James has played in several bands and with countless, amazing musicians over the years. Many years. Twenty years, to be exact. His music career began right after graduating from Wichita Falls High School. His early days consisted of mostly rock and blues cover tunes. While progressing, and learning from other musicians around him, he began writing original tunes. “I played in rock bands, so every song I wrote ended up getting rocked”, James said. His final attempt at the rock band began in 2010 when he founded James Cook & The Audacity, with Ricci Amador and Douglas Boyd. Here he was able to rock out covers and originals, but he really wanted a platform to do only original songs, and in 2015 made the decision to dissolve The Audacity and venture out solo. This decision provided James the opportunity to write a wider variety of tunes. His lyrics became more heart felt and story like. “I loved entertaining. I had to learn how to do both, be a good writer and entertainer”, James added. James started attending singer/songwriter competitions where he said he got inspired to dig deeper into the craft of songwriting. He said, “You have to go into those competitions not expecting to win. There are so many great artist there to learn from, and if you happen to win it’s a bonus”. James did win studio time at Fort Worth Sound at a Rattle Magazine competition. This allowed him to record his first album.
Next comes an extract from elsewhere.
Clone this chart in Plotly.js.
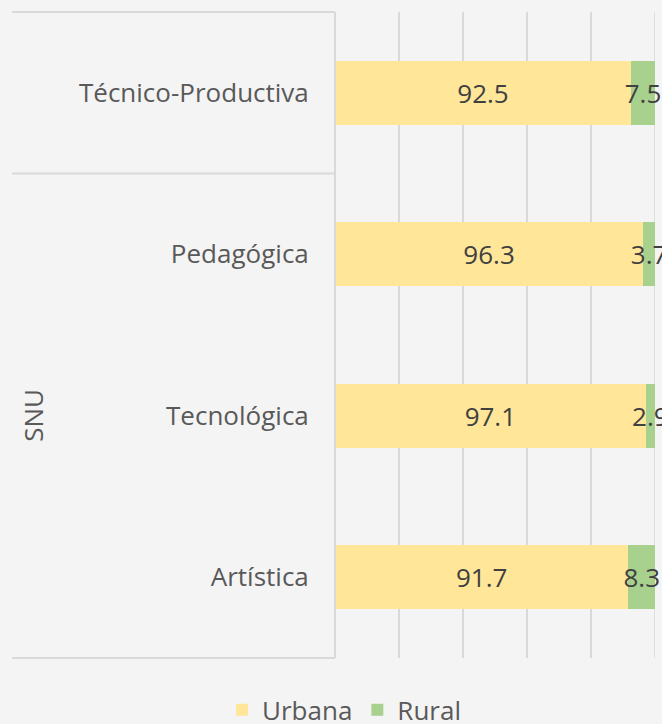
<!DOCTYPE html>
<html>
<head>
<meta charset="utf-8">
<script src="https://cdn.plot.ly/plotly-3.0.1.min.js"></script>
<style>html,body{margin:0;padding:0;background:#F4F4F4;}#chart{width:662px;height:724px;}</style>
</head>
<body>
<div id="chart"></div>
<script>
// Categories (bottom to top)
const categories = ["Artística", "Tecnológica", "Pedagógica", "Técnico-Productiva"];
const groupLabel = "SNU";           // group covering the first three categories
const groupSize = 3;
const urbana = [91.7, 97.1, 96.3, 92.5];
const rural = [8.3, 2.9, 3.7, 7.5];
const seriesNames = ["Urbana", "Rural"];

const FONT = "Open Sans, Noto Sans, sans-serif";
const FS = 26;
const lineColor = "#D9D9D9";

const fmt = v => v.toFixed(1);

const traces = [
  {type: "bar", orientation: "h", name: seriesNames[0], y: categories, x: urbana,
   marker: {color: "#FFE699"}, text: urbana.map(fmt), textposition: "inside", textangle: 0,
   insidetextanchor: "middle", textfont: {family: FONT, size: FS, color: "#404040"},
   hoverinfo: "x+y", cliponaxis: false},
  {type: "bar", orientation: "h", name: seriesNames[1], y: categories, x: rural,
   marker: {color: "#A9D18E"}, text: rural.map(fmt), textposition: "inside", textangle: 0,
   insidetextanchor: "middle", textfont: {family: FONT, size: FS, color: "#404040"},
   hoverinfo: "x+y", cliponaxis: false}
];

const n = categories.length;
const W = 662, L = 335, R = 7;
const plotW = W - L - R;
const leftEdge = (12 - L) / plotW;   // paper x of the left end of category axis lines
const groupTop = groupSize / n;

const shapes = [
  {type: "line", xref: "paper", yref: "paper", x0: leftEdge, x1: 0, y0: 1, y1: 1, line: {color: lineColor, width: 2}},
  {type: "line", xref: "paper", yref: "paper", x0: leftEdge, x1: 0, y0: groupTop, y1: groupTop, line: {color: lineColor, width: 2}},
  {type: "line", xref: "paper", yref: "paper", x0: leftEdge, x1: 0, y0: 0, y1: 0, line: {color: lineColor, width: 2}},
  {type: "line", xref: "paper", yref: "paper", x0: 0, x1: 0, y0: 0, y1: 1, line: {color: lineColor, width: 2}},
  {type: "line", xref: "x", yref: "paper", x0: 100, x1: 100, y0: 0, y1: 1, layer: "below", line: {color: lineColor, width: 1.5}}
];

const layout = {
  width: 662, height: 724,
  paper_bgcolor: "#F4F4F4", plot_bgcolor: "#F4F4F4",
  margin: {l: L, r: R, t: 12, b: 66, pad: 0, autoexpand: false},
  barmode: "stack", bargap: 0.604,
  font: {family: FONT, size: FS, color: "#595959"},
  xaxis: {range: [0, 100], dtick: 20, showgrid: true, gridcolor: lineColor, gridwidth: 1.5,
          showticklabels: false, zeroline: false, showline: false, fixedrange: true},
  yaxis: {type: "category", categoryorder: "array", categoryarray: categories,
          showgrid: false, zeroline: false, showline: false,
          ticks: "outside", ticklen: 20, tickcolor: "rgba(0,0,0,0)",
          tickfont: {family: FONT, size: FS, color: "#595959"}, fixedrange: true},
  uniformtext: {mode: "show", minsize: FS},
  showlegend: true,
  legend: {orientation: "h", x: (344 - L) / plotW, xref: "paper", xanchor: "center",
           y: -0.044, yanchor: "top", font: {family: FONT, size: FS, color: "#595959"},
           bgcolor: "rgba(0,0,0,0)", itemwidth: 30, traceorder: "normal"},
  shapes: shapes,
  annotations: [
    {text: groupLabel, xref: "paper", yref: "paper", x: (33 - L) / plotW, y: groupTop / 2,
     textangle: -90, showarrow: false, font: {family: FONT, size: FS, color: "#595959"},
     xanchor: "center", yanchor: "middle"}
  ]
};

Plotly.newPlot("chart", traces, layout, {displayModeBar: false, staticPlot: true});
</script>
</body>
</html>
Fast forward a couple of years to 2017. James recorded his latest project this year, Lullaby For The Rapture, which he describes as one continuous idea with no real radio single. He explains, “It’s a concept album. I love albums, but I get nervous about that because I’m in radio and know that people no longer listen to whole albums anymore. It’s all about singles. Now days, people are just creating Spotify, one hit wonder singles.”
James is promoting this album with a Texas tour named after one of the tracks on the album, Failure’s Not An Option, and is also tying that in with raising funds for Big Brothers Big Sisters which has raised over $500 in donations so for. Being one of the busiest musicians in the north Texas area, James isn’t just coasting on this tour. He is planning a new album that he intends to begin recording in January. He will be backed on this project by, now regular, band. He has been touring with Ricci Amador on drums, Christopher Brackett on electric guitar, and Tim Maloney on bass. Without question, this is an extremely solid group of musicians.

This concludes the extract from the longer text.